## PROBLEM REQUIREMENTS
Leave out the pictures and retype only the lines from the opening line to the line that holds "fill=False, edgecolor='#2a0a0a', linewidth=5))", both ends included.
— Start of PROVIDED MATERIAL —
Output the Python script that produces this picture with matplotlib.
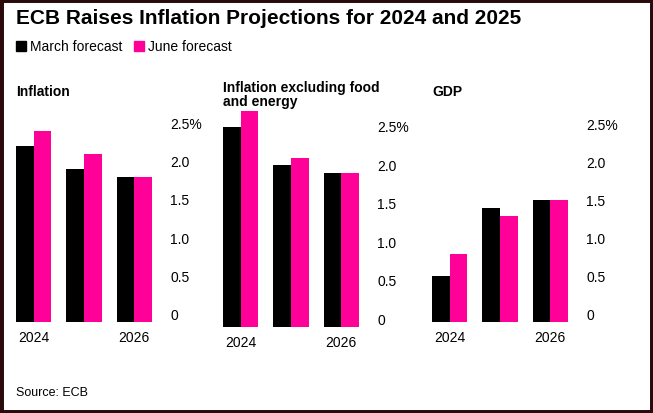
import matplotlib.pyplot as plt
from matplotlib.patches import Rectangle
import numpy as np

plt.rcParams['font.family'] = ['Liberation Sans', 'DejaVu Sans']

years = ['2024', '2025', '2026']
panels = ['Inflation', 'Inflation excluding food\nand energy', 'GDP']
march = [[2.3, 2.0, 1.9], [2.6, 2.1, 2.0], [0.6, 1.5, 1.6]]
june = [[2.5, 2.2, 1.9], [2.8, 2.2, 2.0], [0.9, 1.4, 1.6]]
yticks = [0, 0.5, 1.0, 1.5, 2.0, 2.5]
ytick_labels = ['0', '0.5', '1.0', '1.5', '2.0', '2.5%']

W, H = 653, 414
fig = plt.figure(figsize=(W / 100, H / 100), dpi=100)
fig.patches.append(Rectangle((0, 0), 1, 1, transform=fig.transFigure,
                             fill=False, edgecolor='#2a0a0a', linewidth=5))

fig.text(16 / W, 1 - 19 / H, 'ECB Raises Inflation Projections for 2024 and 2025',
         fontsize=15, fontweight='bold', va='center')
fig.patches.append(Rectangle((16 / W, 1 - 52 / H), 10 / W, 10 / H, transform=fig.transFigure, color='black'))
fig.text(30 / W, 1 - 47 / H, 'March forecast', fontsize=10, va='center')
fig.patches.append(Rectangle((134 / W, 1 - 52 / H), 10 / W, 10 / H, transform=fig.transFigure, color='#ff0099'))
fig.text(148 / W, 1 - 47 / H, 'June forecast', fontsize=10, va='center')
fig.text(16 / W, 1 - 393 / H, 'Source: ECB', fontsize=9, va='center')

# left, right of bars, baseline, pixel per unit
geom = [(16, 152, 323, 76.4), (223, 359, 328, 77), (432, 568, 323, 76)]
title_y = [92, 95, 92]
w = 0.35
for i, (x0, x1, base, ppu) in enumerate(geom):
    top = base - 2.8 * ppu
    ax = fig.add_axes([x0 / W, 1 - base / H, (x1 - x0) / W, (base - top) / H])
    x = np.arange(3)
    ax.bar(x - w / 2, march[i], w, color='black')
    ax.bar(x + w / 2, june[i], w, color='#ff0099')
    ax.set_xlim(-w, 2 + w)
    ax.set_ylim(0, 2.8)
    for s in ax.spines.values():
        s.set_visible(False)
    ax.set_xticks([0, 2])
    ax.set_xticklabels(['2024', '2026'], fontsize=10)
    ax.tick_params(axis='x', length=0, pad=6)
    ax.yaxis.tick_right()
    ax.set_yticks(yticks)
    ax.set_yticklabels(ytick_labels, fontsize=10, va='bottom')
    ax.tick_params(axis='y', length=0, pad=13)
    fig.text(x0 / W, 1 - title_y[i] / H, panels[i], fontsize=10, fontweight='bold',
             va='center', linespacing=1.0)

fig.savefig('out.png', dpi=100)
— End of PROVIDED MATERIAL —
## FULL OUTPUT
Output the Python script that produces this picture with matplotlib.
import matplotlib.pyplot as plt
from matplotlib.patches import Rectangle
import numpy as np

plt.rcParams['font.family'] = ['Liberation Sans', 'DejaVu Sans']

years = ['2024', '2025', '2026']
panels = ['Inflation', 'Inflation excluding food\nand energy', 'GDP']
march = [[2.3, 2.0, 1.9], [2.6, 2.1, 2.0], [0.6, 1.5, 1.6]]
june = [[2.5, 2.2, 1.9], [2.8, 2.2, 2.0], [0.9, 1.4, 1.6]]
yticks = [0, 0.5, 1.0, 1.5, 2.0, 2.5]
ytick_labels = ['0', '0.5', '1.0', '1.5', '2.0', '2.5%']

W, H = 653, 414
fig = plt.figure(figsize=(W / 100, H / 100), dpi=100)
fig.patches.append(Rectangle((0, 0), 1, 1, transform=fig.transFigure,
                             fill=False, edgecolor='#2a0a0a', linewidth=5))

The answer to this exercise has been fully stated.